Turanian is an obsolete language-family proposal subsuming most of the languages of Eurasia not included in Indo-European, Semitic and Chinese.
During the 19th century, inspired by the establishment of the Indo-European family, scholars looked for similarly widespread families elsewhere.
Building on the work of predecessors such as Rasmus Rask and Matthias Castrén, Max Müller proposed the Turanian grouping primarily on the basis of the incidence of agglutinative morphology, naming it after Turan, an ancient Persian term for the lands of Central Asia.
The languages he included are now generally assigned to nine separate language families.

Classification
Müller viewed the structure of the family as follows:
 Northern Division (Ural-Altaic)
 Tungusic
 Mongolic
 Turkic
 Samoyedic
 Finnic
 Southern Division
 Taic
 Malaic (Malayo-Polynesian)
 Bhotîya (Tibeto-Burman)
 Gangetic
 Lohitic
 Munda
 Tamulic (Dravidian)

He left Japonic, Koreanic, Koryak, Itelmen and various languages of the Caucasus unclassified, but suggested that they might have a common origin with Turanian.

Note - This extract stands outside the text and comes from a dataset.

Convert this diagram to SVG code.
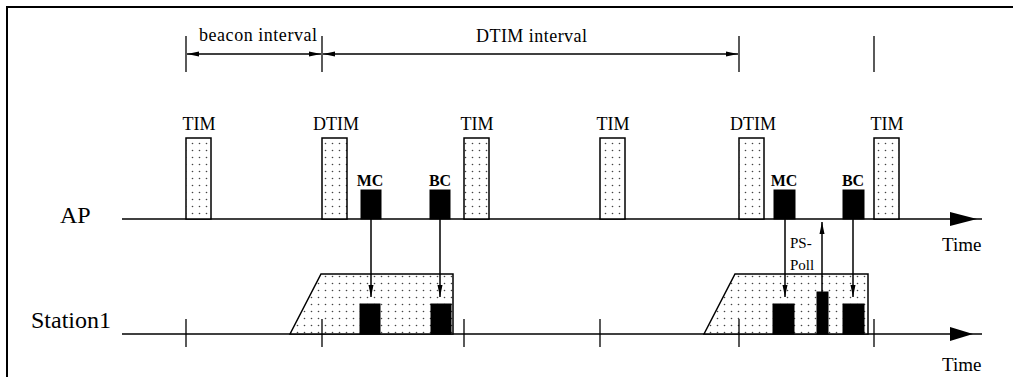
<svg xmlns="http://www.w3.org/2000/svg" width="1013" height="377" viewBox="0 0 1013 377" font-family="'Liberation Serif', 'Times New Roman', 'DejaVu Serif', serif">
<defs>
<pattern id="dots" width="7" height="7" patternUnits="userSpaceOnUse">
<rect width="7" height="7" fill="#fff"/>
<circle cx="3.5" cy="3.5" r="0.8" fill="#444"/>
</pattern>
<marker id="ah" viewBox="0 0 12 6" refX="12" refY="3" markerWidth="12" markerHeight="6" markerUnits="userSpaceOnUse" orient="auto-start-reverse">
<path d="M0,0.5 L12,3 L0,5.5 z" fill="#000"/>
</marker>
</defs>
<style>
.ln{stroke:#000;stroke-width:1.5;fill:none}
.tk{stroke:#000;stroke-width:1.3;fill:none}
.dot{fill:url(#dots);stroke:#000;stroke-width:1.5}
.blk{fill:#000;stroke:#000;stroke-width:1}
text{font-family:'Liberation Serif','Times New Roman','DejaVu Serif',serif;fill:#000}
.lbl{font-size:18px;text-anchor:middle}
.bold{font-size:16px;font-weight:bold;text-anchor:middle}
</style>
<rect width="1013" height="377" fill="#fff"/>
<path d="M7,377 L7,7 L1013,7" fill="none" stroke="#000" stroke-width="2"/>

<g id="intervals">
<line class="tk" x1="186" y1="36" x2="186" y2="72"/>
<line class="tk" x1="322" y1="36" x2="322" y2="72"/>
<line class="tk" x1="739" y1="36" x2="739" y2="72"/>
<line class="tk" x1="874" y1="36" x2="874" y2="72"/>
<line class="ln" x1="187" y1="54" x2="321" y2="54" marker-start="url(#ah)" marker-end="url(#ah)"/>
<line class="ln" x1="323" y1="54" x2="738" y2="54" marker-start="url(#ah)" marker-end="url(#ah)"/>
<text x="199" y="41" font-size="18" textLength="118">beacon interval</text>
<text x="476" y="42" font-size="18" textLength="111">DTIM interval</text>
</g>

<g id="ap-axis">
<line class="ln" x1="122" y1="219" x2="982" y2="219"/>
<path d="M950,212 L977,219 L950,226 z" fill="#000"/>
<text x="60" y="223" font-size="24">AP</text>
<text x="942" y="251" font-size="19">Time</text>
</g>

<g id="station-axis">
<line class="ln" x1="122" y1="334" x2="982" y2="334"/>
<path d="M950,327 L973,334 L950,341 z" fill="#000"/>
<text x="31" y="328" font-size="24">Station1</text>
<text x="942" y="371" font-size="19">Time</text>
</g>

<g id="awake1"><polygon class="dot" points="290,334 321,274 453,274 453,334"/></g>
<g id="awake2"><polygon class="dot" points="704,334 735,274 868,274 868,334"/></g>

<g id="ticks">
<line class="tk" x1="186" y1="319" x2="186" y2="347"/>
<line class="tk" x1="322" y1="319" x2="322" y2="347"/>
<line class="tk" x1="464" y1="319" x2="464" y2="347"/>
<line class="tk" x1="600" y1="319" x2="600" y2="347"/>
<line class="tk" x1="739" y1="319" x2="739" y2="347"/>
<line class="tk" x1="874" y1="319" x2="874" y2="347"/>
</g>

<g id="tim1"><rect class="dot" x="186" y="138" width="25" height="81"/><text class="lbl" x="199" y="130">TIM</text></g>
<g id="dtim1"><rect class="dot" x="322" y="138" width="25" height="81"/><text class="lbl" x="336" y="130">DTIM</text></g>
<g id="tim2"><rect class="dot" x="464" y="138" width="25" height="81"/><text class="lbl" x="477" y="130">TIM</text></g>
<g id="tim3"><rect class="dot" x="600" y="138" width="25" height="81"/><text class="lbl" x="613" y="130">TIM</text></g>
<g id="dtim2"><rect class="dot" x="739" y="138" width="25" height="81"/><text class="lbl" x="753" y="130">DTIM</text></g>
<g id="tim4"><rect class="dot" x="874" y="138" width="25" height="81"/><text class="lbl" x="887" y="130">TIM</text></g>

<g id="ap-mc1"><rect class="blk" x="361" y="190" width="20" height="29"/><text class="bold" x="370" y="186">MC</text></g>
<g id="ap-bc1"><rect class="blk" x="430" y="190" width="20" height="29"/><text class="bold" x="440" y="186">BC</text></g>
<g id="ap-mc2"><rect class="blk" x="774" y="190" width="21" height="29"/><text class="bold" x="784" y="186">MC</text></g>
<g id="ap-bc2"><rect class="blk" x="843" y="190" width="21" height="29"/><text class="bold" x="853" y="186">BC</text></g>

<g id="st-mc1"><rect class="blk" x="360" y="304" width="20" height="30"/></g>
<g id="st-bc1"><rect class="blk" x="431" y="304" width="20" height="30"/></g>
<g id="st-mc2"><rect class="blk" x="773" y="304" width="21" height="30"/></g>
<g id="st-pspoll"><rect class="blk" x="817" y="292" width="11" height="42"/>
<text x="790" y="248" font-size="15">PS-</text>
<text x="790" y="270" font-size="15">Poll</text></g>
<g id="st-bc2"><rect class="blk" x="843" y="304" width="21" height="30"/></g>

<g id="connectors">
<line class="ln" x1="371" y1="219" x2="371" y2="297" marker-end="url(#ah)"/>
<line class="ln" x1="440" y1="219" x2="440" y2="297" marker-end="url(#ah)"/>
<line class="ln" x1="785" y1="219" x2="785" y2="297" marker-end="url(#ah)"/>
<line class="ln" x1="853" y1="219" x2="853" y2="297" marker-end="url(#ah)"/>
<line class="ln" x1="822" y1="292" x2="822" y2="222" marker-end="url(#ah)"/>
</g>
</svg>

Linguists no longer consider typological features a sufficient criterion for the identification of language families.
Müller's northern division, Ural-Altaic, was widely accepted for some time,
but largely abandoned early in the 20th century.
The combination of the Samoyedic and Finnic (Finno-Ugric) classes form the modern Uralic family.
The Altaic theory linking Tungusic, Mongolic and Turkic is also rejected by most scholars.
Each of the five classes of his southern division are now considered to belong to separate language families, Tai–Kadai, Austronesian, Sino-Tibetan, Austroasiatic and Dravidian respectively.